SCRIABIN Symphony No 2. Le Poème de l'Extase (Katayenko)
View record and artist detailsRecord and Artist Details
Genre:
Orchestral
Label: Oehms
Magazine Review Date: 03/2021
Media Format: CD or Download
Media Runtime: 77
Mastering:
DDD
Catalogue Number: OC474
Tracks:
Composition | Artist Credit |
---|---|
Symphony No. 2 |
Alexander Scriabin, Composer
Cologne Gürzenich Orchestra Dmitrji Kitajenko, Conductor West German Radio Chorus |
(Le) Poème de l'extase |
Alexander Scriabin, Composer
Cologne Gürzenich Orchestra Dmitrji Kitajenko, Conductor West German Radio Chorus |
Author: David Gutman
For some years Dmitry Kitaenko has been revisiting his core repertoire, often in the company of the Gürzenich Orchestra, which he first guest-conducted in 1987. There is a sense in which time has stood still for this octogenarian maestro and some will applaud him for that. He has not abandoned his unfashionable tendency to dawdle, slowing tempos further in the manner of late-career Evgeny Svetlanov. Kitaenko prizes cleanly articulated sensuality above the antiseptic precision in vogue elsewhere. No surprise then that his Scriabin textures seem positively opaline when set against those favoured recently by Vasily Petrenko and the Oslo Philharmonic.
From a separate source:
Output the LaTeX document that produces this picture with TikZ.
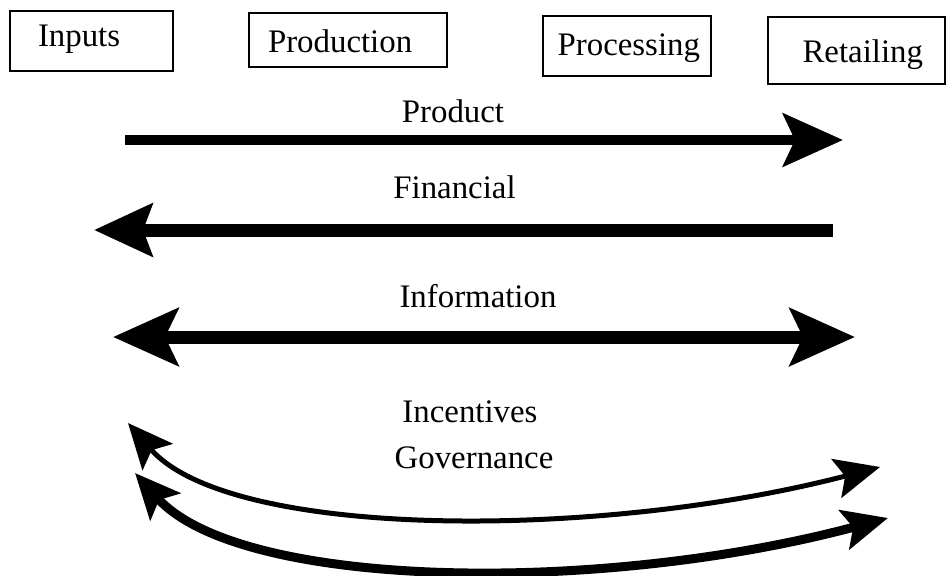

The featured works are differently paired by their respective record companies, LAWO coupling The Poem of Ecstasy (or Symphony No 4) with The Divine Poem (Symphony No 3 – 12/15) and the Second Symphony with the Piano Concerto (12/17).
It is through his textual eccentricities that Kitaenko may lose younger listeners, quirks also present in the Scriabin cycle he recorded during his years as chief conductor of the Frankfurt Radio Symphony (RCA, 12/95). If you enjoy hearing Tchaikovsky’s 1812 with a choir superimposed towards the end you may worry less than I did when wordless voices, sounding more like Hollywood extras than refugees from Scriabin’s Prometheus, turn up in the final 21 bars of The Poem of Ecstasy. This ‘effective expansion of the score into the completely grandiose’ (I quote from the booklet notes, where something may have been lost in translation) was devised by Yuri Ahronovitch, at the helm of the Cologne band between 1975 and 1986.
Another issue is the longstanding Soviet Russian fetish for unauthorised percussion. The climax of the Second Symphony is peppered with cymbal crashes which Riccardo Muti and the Philadelphia Orchestra (EMI, 11/90) manage perfectly well without. It is Petrenko who is the outlier in its lovely birdsong-framed Andante third movement, slower than everyone else. Those following Kitaenko’s Indian summer will find plenty to enjoy in his gentler melancholy, even if other interpreters put greater emphasis on Scriabin’s pockets of nascent radicalism. Oehms’s glowing sound locates both scores very naturally in the acoustic of the Cologne Philharmonie and, by extension, within the Romantic mainstream of a concert life that may or may not be returning any time soon.